* [WHAT NEEDS TO BE DONE] How many lines in the records below contain the word "this"? Give only the number.

* [LISTED ENTRIES]

************

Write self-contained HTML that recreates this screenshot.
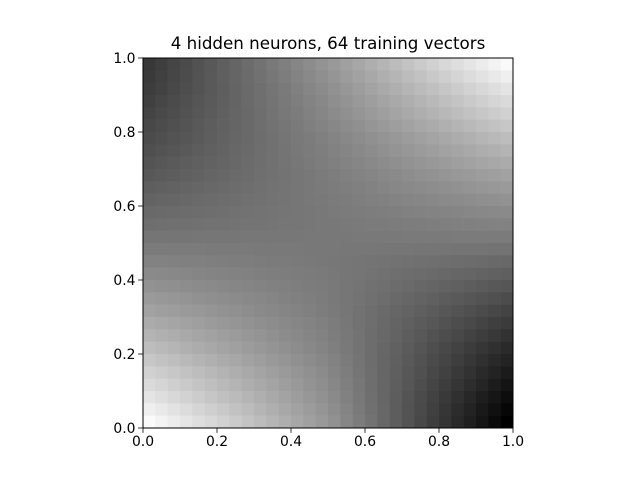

************

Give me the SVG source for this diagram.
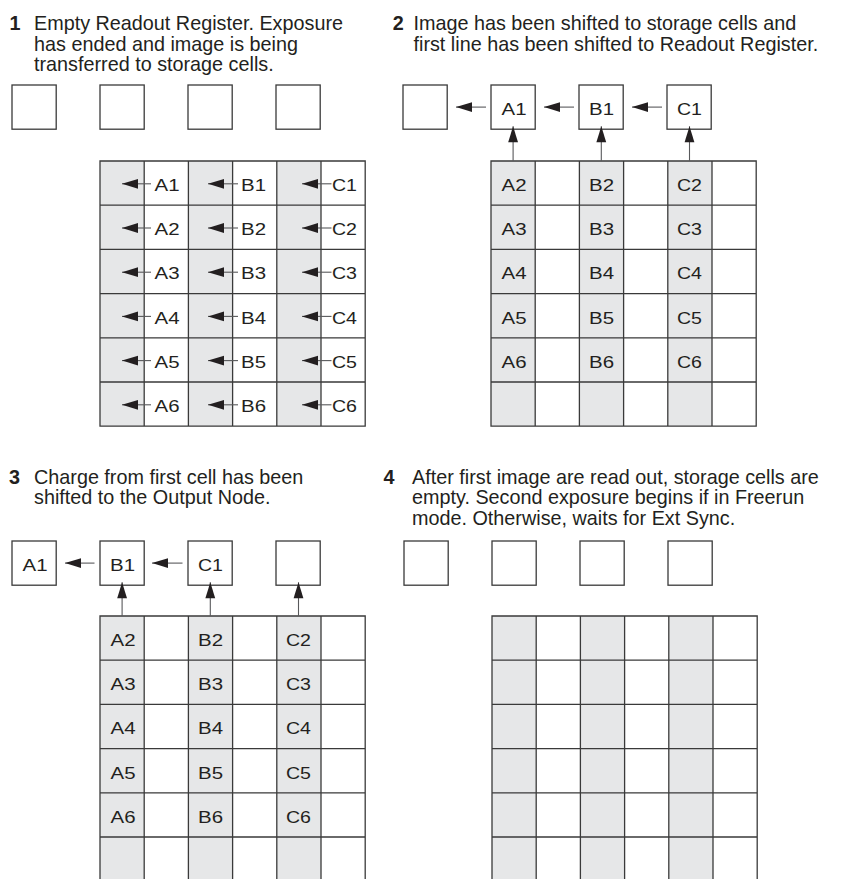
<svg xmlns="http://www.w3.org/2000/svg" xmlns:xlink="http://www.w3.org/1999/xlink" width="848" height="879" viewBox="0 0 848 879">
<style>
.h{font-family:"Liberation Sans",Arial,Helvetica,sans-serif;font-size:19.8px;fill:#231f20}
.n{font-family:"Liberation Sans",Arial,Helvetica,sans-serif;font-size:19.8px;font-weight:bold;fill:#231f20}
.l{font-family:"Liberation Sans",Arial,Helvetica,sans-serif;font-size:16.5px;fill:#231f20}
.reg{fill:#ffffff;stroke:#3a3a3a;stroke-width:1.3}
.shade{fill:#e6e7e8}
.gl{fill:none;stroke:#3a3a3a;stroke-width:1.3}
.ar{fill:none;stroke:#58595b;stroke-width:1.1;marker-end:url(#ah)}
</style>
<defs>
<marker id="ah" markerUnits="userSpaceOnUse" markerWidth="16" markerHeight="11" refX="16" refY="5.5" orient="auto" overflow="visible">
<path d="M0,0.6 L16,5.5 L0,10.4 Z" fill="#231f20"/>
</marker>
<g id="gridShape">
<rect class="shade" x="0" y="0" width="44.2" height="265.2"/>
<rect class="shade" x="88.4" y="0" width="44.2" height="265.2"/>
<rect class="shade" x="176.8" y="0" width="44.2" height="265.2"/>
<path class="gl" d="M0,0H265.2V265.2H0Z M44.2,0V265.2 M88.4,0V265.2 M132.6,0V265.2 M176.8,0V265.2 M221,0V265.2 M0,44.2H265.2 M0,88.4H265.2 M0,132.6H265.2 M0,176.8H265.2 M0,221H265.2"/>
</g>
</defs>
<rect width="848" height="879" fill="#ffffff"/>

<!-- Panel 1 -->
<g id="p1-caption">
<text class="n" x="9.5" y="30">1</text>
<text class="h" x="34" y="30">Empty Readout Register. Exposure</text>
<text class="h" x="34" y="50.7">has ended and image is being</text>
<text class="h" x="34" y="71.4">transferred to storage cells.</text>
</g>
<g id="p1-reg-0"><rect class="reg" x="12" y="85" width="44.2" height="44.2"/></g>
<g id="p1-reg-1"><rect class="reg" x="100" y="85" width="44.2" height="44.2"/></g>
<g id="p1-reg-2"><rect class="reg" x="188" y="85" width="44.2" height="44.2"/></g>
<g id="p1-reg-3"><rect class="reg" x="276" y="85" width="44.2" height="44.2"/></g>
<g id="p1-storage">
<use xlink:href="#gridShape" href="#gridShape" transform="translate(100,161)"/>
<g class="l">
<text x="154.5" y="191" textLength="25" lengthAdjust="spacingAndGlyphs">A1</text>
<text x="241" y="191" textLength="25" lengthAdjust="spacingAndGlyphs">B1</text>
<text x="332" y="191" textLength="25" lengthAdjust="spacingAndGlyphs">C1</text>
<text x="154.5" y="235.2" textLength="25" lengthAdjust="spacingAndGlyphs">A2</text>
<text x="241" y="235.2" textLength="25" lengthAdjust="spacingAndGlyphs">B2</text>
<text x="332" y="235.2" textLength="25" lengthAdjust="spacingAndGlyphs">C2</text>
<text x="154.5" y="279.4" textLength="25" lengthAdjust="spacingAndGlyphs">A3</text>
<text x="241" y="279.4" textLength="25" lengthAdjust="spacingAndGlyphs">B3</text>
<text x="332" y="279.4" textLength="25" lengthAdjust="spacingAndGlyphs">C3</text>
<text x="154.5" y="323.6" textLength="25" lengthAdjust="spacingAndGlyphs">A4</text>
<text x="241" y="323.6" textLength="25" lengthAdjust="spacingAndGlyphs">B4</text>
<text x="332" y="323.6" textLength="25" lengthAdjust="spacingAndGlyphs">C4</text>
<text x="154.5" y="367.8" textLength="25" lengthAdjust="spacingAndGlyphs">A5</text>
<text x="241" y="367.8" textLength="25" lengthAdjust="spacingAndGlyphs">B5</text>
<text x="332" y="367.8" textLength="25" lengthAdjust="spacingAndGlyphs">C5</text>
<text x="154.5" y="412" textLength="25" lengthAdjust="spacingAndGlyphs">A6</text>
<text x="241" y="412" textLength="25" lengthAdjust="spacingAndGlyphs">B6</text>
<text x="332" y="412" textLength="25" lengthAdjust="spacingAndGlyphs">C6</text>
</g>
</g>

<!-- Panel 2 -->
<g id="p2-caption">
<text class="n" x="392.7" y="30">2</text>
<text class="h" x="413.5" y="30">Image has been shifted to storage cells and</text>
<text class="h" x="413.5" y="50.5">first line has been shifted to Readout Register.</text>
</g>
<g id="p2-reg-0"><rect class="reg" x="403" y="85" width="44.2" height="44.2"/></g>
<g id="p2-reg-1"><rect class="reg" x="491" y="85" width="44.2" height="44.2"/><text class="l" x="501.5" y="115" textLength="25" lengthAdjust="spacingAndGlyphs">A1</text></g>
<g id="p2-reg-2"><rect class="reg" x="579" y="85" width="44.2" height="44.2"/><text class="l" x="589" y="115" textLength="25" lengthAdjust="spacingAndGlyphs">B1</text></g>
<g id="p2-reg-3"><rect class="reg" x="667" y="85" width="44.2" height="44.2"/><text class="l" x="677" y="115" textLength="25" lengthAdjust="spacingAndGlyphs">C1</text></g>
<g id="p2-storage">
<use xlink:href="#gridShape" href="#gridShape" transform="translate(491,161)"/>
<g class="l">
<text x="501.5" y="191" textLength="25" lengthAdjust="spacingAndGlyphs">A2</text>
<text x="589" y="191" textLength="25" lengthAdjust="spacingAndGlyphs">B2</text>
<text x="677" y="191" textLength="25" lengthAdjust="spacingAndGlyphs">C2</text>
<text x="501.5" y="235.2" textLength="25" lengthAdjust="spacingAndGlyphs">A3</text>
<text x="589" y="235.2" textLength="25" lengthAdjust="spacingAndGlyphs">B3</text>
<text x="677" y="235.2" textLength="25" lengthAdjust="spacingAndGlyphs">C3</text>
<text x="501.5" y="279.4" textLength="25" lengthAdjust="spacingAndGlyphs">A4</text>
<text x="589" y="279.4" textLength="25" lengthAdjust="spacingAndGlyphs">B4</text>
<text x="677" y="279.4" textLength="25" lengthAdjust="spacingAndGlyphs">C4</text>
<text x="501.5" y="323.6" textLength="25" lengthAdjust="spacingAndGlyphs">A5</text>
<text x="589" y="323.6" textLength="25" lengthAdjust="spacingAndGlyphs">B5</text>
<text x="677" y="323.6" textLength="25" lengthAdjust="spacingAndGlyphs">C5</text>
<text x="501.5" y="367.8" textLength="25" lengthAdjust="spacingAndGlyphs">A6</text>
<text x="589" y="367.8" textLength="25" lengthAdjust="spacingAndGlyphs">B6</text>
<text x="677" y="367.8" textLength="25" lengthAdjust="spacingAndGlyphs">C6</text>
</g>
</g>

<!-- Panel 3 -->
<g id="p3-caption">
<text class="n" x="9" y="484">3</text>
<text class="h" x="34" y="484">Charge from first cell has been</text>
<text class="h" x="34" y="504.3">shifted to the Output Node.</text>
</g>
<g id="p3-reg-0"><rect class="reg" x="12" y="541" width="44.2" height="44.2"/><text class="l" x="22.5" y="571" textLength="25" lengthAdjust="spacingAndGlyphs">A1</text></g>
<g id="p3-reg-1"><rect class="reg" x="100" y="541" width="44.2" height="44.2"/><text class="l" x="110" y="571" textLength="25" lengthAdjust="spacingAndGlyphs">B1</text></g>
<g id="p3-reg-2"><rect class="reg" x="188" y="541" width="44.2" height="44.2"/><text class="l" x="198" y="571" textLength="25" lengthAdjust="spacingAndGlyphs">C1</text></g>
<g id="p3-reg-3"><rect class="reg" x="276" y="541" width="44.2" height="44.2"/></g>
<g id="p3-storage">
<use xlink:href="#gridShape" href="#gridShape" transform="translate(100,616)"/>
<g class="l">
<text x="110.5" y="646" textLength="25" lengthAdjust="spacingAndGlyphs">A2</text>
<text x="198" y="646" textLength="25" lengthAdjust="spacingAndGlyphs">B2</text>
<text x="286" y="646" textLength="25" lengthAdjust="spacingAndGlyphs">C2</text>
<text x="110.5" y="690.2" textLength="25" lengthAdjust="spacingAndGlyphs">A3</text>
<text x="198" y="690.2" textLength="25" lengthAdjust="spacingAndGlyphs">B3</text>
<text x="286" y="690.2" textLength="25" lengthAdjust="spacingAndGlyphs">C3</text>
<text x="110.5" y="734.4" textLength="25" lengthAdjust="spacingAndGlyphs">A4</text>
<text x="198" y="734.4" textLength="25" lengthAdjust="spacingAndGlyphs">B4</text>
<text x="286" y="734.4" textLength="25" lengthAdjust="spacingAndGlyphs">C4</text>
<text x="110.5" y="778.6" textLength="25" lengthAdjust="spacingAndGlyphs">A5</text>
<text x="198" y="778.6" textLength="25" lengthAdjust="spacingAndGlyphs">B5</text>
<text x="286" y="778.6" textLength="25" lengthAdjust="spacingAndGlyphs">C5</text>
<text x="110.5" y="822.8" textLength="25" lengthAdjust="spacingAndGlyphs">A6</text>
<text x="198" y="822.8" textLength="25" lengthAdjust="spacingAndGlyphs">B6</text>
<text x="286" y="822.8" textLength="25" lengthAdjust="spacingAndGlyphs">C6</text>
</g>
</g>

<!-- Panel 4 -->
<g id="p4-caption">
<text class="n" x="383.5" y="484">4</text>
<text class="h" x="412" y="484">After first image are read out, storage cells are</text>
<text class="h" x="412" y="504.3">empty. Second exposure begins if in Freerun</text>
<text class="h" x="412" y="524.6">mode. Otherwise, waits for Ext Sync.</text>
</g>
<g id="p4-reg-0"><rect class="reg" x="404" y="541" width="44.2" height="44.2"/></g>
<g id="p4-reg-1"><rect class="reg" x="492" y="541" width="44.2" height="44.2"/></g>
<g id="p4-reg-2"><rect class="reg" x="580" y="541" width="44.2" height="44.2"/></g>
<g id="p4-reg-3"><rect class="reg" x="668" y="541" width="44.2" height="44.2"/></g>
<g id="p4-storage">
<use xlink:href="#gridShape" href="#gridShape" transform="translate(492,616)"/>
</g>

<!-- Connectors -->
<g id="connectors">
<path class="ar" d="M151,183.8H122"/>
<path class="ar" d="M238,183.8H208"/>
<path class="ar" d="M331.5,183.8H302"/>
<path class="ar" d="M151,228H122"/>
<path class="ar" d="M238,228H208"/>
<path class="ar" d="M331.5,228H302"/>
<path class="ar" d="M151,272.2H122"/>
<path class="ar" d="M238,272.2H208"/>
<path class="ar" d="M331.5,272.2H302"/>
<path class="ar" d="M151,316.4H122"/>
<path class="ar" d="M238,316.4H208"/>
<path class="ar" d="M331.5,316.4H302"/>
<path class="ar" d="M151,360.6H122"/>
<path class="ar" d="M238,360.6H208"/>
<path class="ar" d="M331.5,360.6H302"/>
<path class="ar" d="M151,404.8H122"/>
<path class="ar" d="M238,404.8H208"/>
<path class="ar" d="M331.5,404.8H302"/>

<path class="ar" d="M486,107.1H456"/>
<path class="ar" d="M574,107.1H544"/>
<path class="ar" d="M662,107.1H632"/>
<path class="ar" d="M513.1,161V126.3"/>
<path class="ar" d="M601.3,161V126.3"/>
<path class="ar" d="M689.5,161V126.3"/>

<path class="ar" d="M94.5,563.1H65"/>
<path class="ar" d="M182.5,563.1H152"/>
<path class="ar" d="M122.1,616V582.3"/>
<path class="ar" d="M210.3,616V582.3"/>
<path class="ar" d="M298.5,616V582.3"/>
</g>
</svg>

************

* [TASK RESULT] 2